__Objective__: Copy out the listing that follows, exact in every word, and skip the images.

__Data extract__:
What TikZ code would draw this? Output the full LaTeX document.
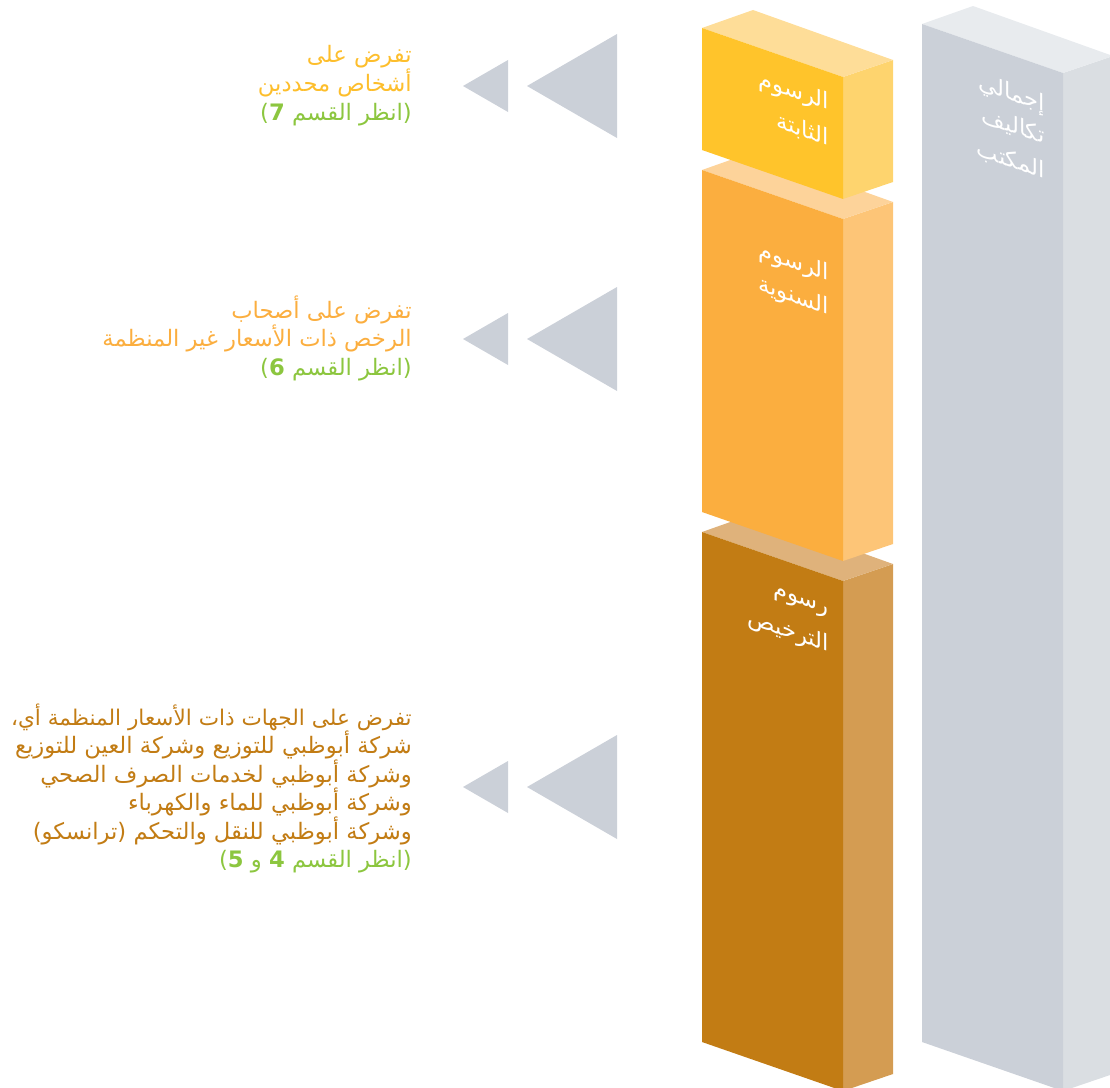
\documentclass[tikz,border=0pt]{standalone}
\usepackage{fontspec}
\setmainfont{DejaVu Sans}
\TeXXeTstate=1
\newfontfamily\arabicfont[Script=Arabic]{DejaVu Sans}
\newcommand{\AR}[1]{{\arabicfont\beginR #1\endR}}
\newcommand{\LP}{\hbox{\normalfont(}}
\newcommand{\RP}{\hbox{\normalfont)}}
\definecolor{ylwF}{HTML}{FFC42B}
\definecolor{ylwT}{HTML}{FEDD98}
\definecolor{ylwR}{HTML}{FED46E}
\definecolor{orgF}{HTML}{FBAE3F}
\definecolor{orgT}{HTML}{FDD39A}
\definecolor{orgR}{HTML}{FDC577}
\definecolor{brnF}{HTML}{C27C14}
\definecolor{brnT}{HTML}{DFB27B}
\definecolor{brnR}{HTML}{D49C52}
\definecolor{gryF}{HTML}{CBD0D8}
\definecolor{gryT}{HTML}{E8EBEE}
\definecolor{gryR}{HTML}{DADEE2}
\definecolor{ylwTx}{HTML}{FDBE2C}
\definecolor{orgTx}{HTML}{FBAE3F}
\definecolor{brnTx}{HTML}{C27C14}
\definecolor{grnTx}{HTML}{8CC63F}
\tikzset{
  sidetext/.style={anchor=base east, inner sep=0pt, font=\fontsize{17}{20}\selectfont},
  boxlabel/.style={anchor=base east, inner sep=0pt, text=white, yslant=-0.3475, font=\fontsize{17}{20}\selectfont},
  arrowtri/.style={fill=gryF, draw=none},
}
% box: #1 x0, #2 top y, #3 bottom y, #4 front, #5 top, #6 right
\newcommand{\isobox}[6]{%
  \fill[#6] (#1+141,#2+49) -- (#1+191,#2+32) -- (#1+191,#3+32) -- (#1+141,#3+49) -- cycle;
  \fill[#5] (#1,#2) -- (#1+51,#2-18) -- (#1+191,#2+32) -- (#1+141,#2+49) -- cycle;
  \fill[#4] (#1,#2) -- (#1+141,#2+49) -- (#1+141,#3+49) -- (#1,#3) -- cycle;
}
\begin{document}
\begin{tikzpicture}[x=0.75pt,y=-0.75pt]
\useasboundingbox (0,0) rectangle (1110,1088);
\begin{scope}
\clip (0,0) rectangle (1110,1088);
% grey total column
\isobox{922}{24}{1042}{gryF}{gryT}{gryR}
% brown licence fees
\isobox{702}{532}{1042}{brnF}{brnT}{brnR}
% orange annual fees
\isobox{702}{170}{512}{orgF}{orgT}{orgR}
% yellow fixed fees
\isobox{702}{28}{150}{ylwF}{ylwT}{ylwR}
\end{scope}

% box labels
\node[boxlabel] (l1a) at (829,110) {\AR{الرسوم}};
\node[boxlabel] (l1b) at (829,146) {\AR{الثابتة}};
\node[boxlabel] (l2a) at (829,281) {\AR{الرسوم}};
\node[boxlabel] (l2b) at (829,315) {\AR{السنوية}};
\node[boxlabel] (l3a) at (829,614) {\AR{رسوم}};
\node[boxlabel] (l3b) at (829,652) {\AR{الترخيص}};
\node[boxlabel] (l4a) at (1045,112) {\AR{إجمالي}};
\node[boxlabel] (l4b) at (1045,144) {\AR{تكاليف}};
\node[boxlabel] (l4c) at (1045,179) {\AR{المكتب}};

% arrow triangles
\foreach \cy in {86, 339, 787}{
  \fill[arrowtri] (527,\cy) -- (617,\cy-52) -- (617,\cy+52) -- cycle;
  \fill[arrowtri] (463,\cy) -- (508,\cy-26) -- (508,\cy+26) -- cycle;
}

% side texts
\node[sidetext, text=ylwTx] (t1a) at (412,63) {\AR{تفرض على}};
\node[sidetext, text=ylwTx] (t1b) at (412,92) {\AR{أشخاص محددين}};
\node[sidetext, text=grnTx] (t1c) at (412,120) {\AR{\RP انظر القسم \textbf{7}\LP}};

\node[sidetext, text=orgTx] (t2a) at (412,318) {\AR{تفرض على أصحاب}};
\node[sidetext, text=orgTx] (t2b) at (412,346) {\AR{الرخص ذات الأسعار غير المنظمة}};
\node[sidetext, text=grnTx] (t2c) at (412,375) {\AR{\RP انظر القسم \textbf{6}\LP}};

\node[sidetext, text=brnTx, font=\fontsize{16.2}{20}\selectfont] (t3a) at (412,725) {\AR{تفرض على الجهات ذات الأسعار المنظمة أي،}};
\node[sidetext, text=brnTx] (t3b) at (412,753) {\AR{شركة أبوظبي للتوزيع وشركة العين للتوزيع}};
\node[sidetext, text=brnTx] (t3c) at (412,782) {\AR{وشركة أبوظبي لخدمات الصرف الصحي}};
\node[sidetext, text=brnTx] (t3d) at (412,810) {\AR{وشركة  أبوظبي للماء والكهرباء}};
\node[sidetext, text=brnTx] (t3e) at (412,839) {\AR{وشركة أبوظبي للنقل والتحكم \RP ترانسكو\LP}};
\node[sidetext, text=grnTx] (t3f) at (412,867) {\AR{\RP انظر القسم \textbf{4} و \textbf{5}\LP}};
\end{tikzpicture}
\end{document}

__Solution to the problem__:
What TikZ code would draw this? Output the full LaTeX document.
\documentclass[tikz,border=0pt]{standalone}
\usepackage{fontspec}
\setmainfont{DejaVu Sans}
\TeXXeTstate=1
\newfontfamily\arabicfont[Script=Arabic]{DejaVu Sans}
\newcommand{\AR}[1]{{\arabicfont\beginR #1\endR}}
\newcommand{\LP}{\hbox{\normalfont(}}
\newcommand{\RP}{\hbox{\normalfont)}}
\definecolor{ylwF}{HTML}{FFC42B}
\definecolor{ylwT}{HTML}{FEDD98}
\definecolor{ylwR}{HTML}{FED46E}
\definecolor{orgF}{HTML}{FBAE3F}
\definecolor{orgT}{HTML}{FDD39A}
\definecolor{orgR}{HTML}{FDC577}
\definecolor{brnF}{HTML}{C27C14}
\definecolor{brnT}{HTML}{DFB27B}
\definecolor{brnR}{HTML}{D49C52}
\definecolor{gryF}{HTML}{CBD0D8}
\definecolor{gryT}{HTML}{E8EBEE}
\definecolor{gryR}{HTML}{DADEE2}
\definecolor{ylwTx}{HTML}{FDBE2C}
\definecolor{orgTx}{HTML}{FBAE3F}
\definecolor{brnTx}{HTML}{C27C14}
\definecolor{grnTx}{HTML}{8CC63F}
\tikzset{
  sidetext/.style={anchor=base east, inner sep=0pt, font=\fontsize{17}{20}\selectfont},
  boxlabel/.style={anchor=base east, inner sep=0pt, text=white, yslant=-0.3475, font=\fontsize{17}{20}\selectfont},
  arrowtri/.style={fill=gryF, draw=none},
}
% box: #1 x0, #2 top y, #3 bottom y, #4 front, #5 top, #6 right
\newcommand{\isobox}[6]{%
  \fill[#6] (#1+141,#2+49) -- (#1+191,#2+32) -- (#1+191,#3+32) -- (#1+141,#3+49) -- cycle;
  \fill[#5] (#1,#2) -- (#1+51,#2-18) -- (#1+191,#2+32) -- (#1+141,#2+49) -- cycle;
  \fill[#4] (#1,#2) -- (#1+141,#2+49) -- (#1+141,#3+49) -- (#1,#3) -- cycle;
}
\begin{document}
\begin{tikzpicture}[x=0.75pt,y=-0.75pt]
\useasboundingbox (0,0) rectangle (1110,1088);
\begin{scope}
\clip (0,0) rectangle (1110,1088);
% grey total column
\isobox{922}{24}{1042}{gryF}{gryT}{gryR}
% brown licence fees
\isobox{702}{532}{1042}{brnF}{brnT}{brnR}
% orange annual fees
\isobox{702}{170}{512}{orgF}{orgT}{orgR}
% yellow fixed fees
\isobox{702}{28}{150}{ylwF}{ylwT}{ylwR}
\end{scope}

% box labels
\node[boxlabel] (l1a) at (829,110) {\AR{الرسوم}};
\node[boxlabel] (l1b) at (829,146) {\AR{الثابتة}};
\node[boxlabel] (l2a) at (829,281) {\AR{الرسوم}};
\node[boxlabel] (l2b) at (829,315) {\AR{السنوية}};
\node[boxlabel] (l3a) at (829,614) {\AR{رسوم}};
\node[boxlabel] (l3b) at (829,652) {\AR{الترخيص}};
\node[boxlabel] (l4a) at (1045,112) {\AR{إجمالي}};
\node[boxlabel] (l4b) at (1045,144) {\AR{تكاليف}};
\node[boxlabel] (l4c) at (1045,179) {\AR{المكتب}};

% arrow triangles
\foreach \cy in {86, 339, 787}{
  \fill[arrowtri] (527,\cy) -- (617,\cy-52) -- (617,\cy+52) -- cycle;
  \fill[arrowtri] (463,\cy) -- (508,\cy-26) -- (508,\cy+26) -- cycle;
}

% side texts
\node[sidetext, text=ylwTx] (t1a) at (412,63) {\AR{تفرض على}};
\node[sidetext, text=ylwTx] (t1b) at (412,92) {\AR{أشخاص محددين}};
\node[sidetext, text=grnTx] (t1c) at (412,120) {\AR{\RP انظر القسم \textbf{7}\LP}};

\node[sidetext, text=orgTx] (t2a) at (412,318) {\AR{تفرض على أصحاب}};
\node[sidetext, text=orgTx] (t2b) at (412,346) {\AR{الرخص ذات الأسعار غير المنظمة}};
\node[sidetext, text=grnTx] (t2c) at (412,375) {\AR{\RP انظر القسم \textbf{6}\LP}};

\node[sidetext, text=brnTx, font=\fontsize{16.2}{20}\selectfont] (t3a) at (412,725) {\AR{تفرض على الجهات ذات الأسعار المنظمة أي،}};
\node[sidetext, text=brnTx] (t3b) at (412,753) {\AR{شركة أبوظبي للتوزيع وشركة العين للتوزيع}};
\node[sidetext, text=brnTx] (t3c) at (412,782) {\AR{وشركة أبوظبي لخدمات الصرف الصحي}};
\node[sidetext, text=brnTx] (t3d) at (412,810) {\AR{وشركة  أبوظبي للماء والكهرباء}};
\node[sidetext, text=brnTx] (t3e) at (412,839) {\AR{وشركة أبوظبي للنقل والتحكم \RP ترانسكو\LP}};
\node[sidetext, text=grnTx] (t3f) at (412,867) {\AR{\RP انظر القسم \textbf{4} و \textbf{5}\LP}};
\end{tikzpicture}
\end{document}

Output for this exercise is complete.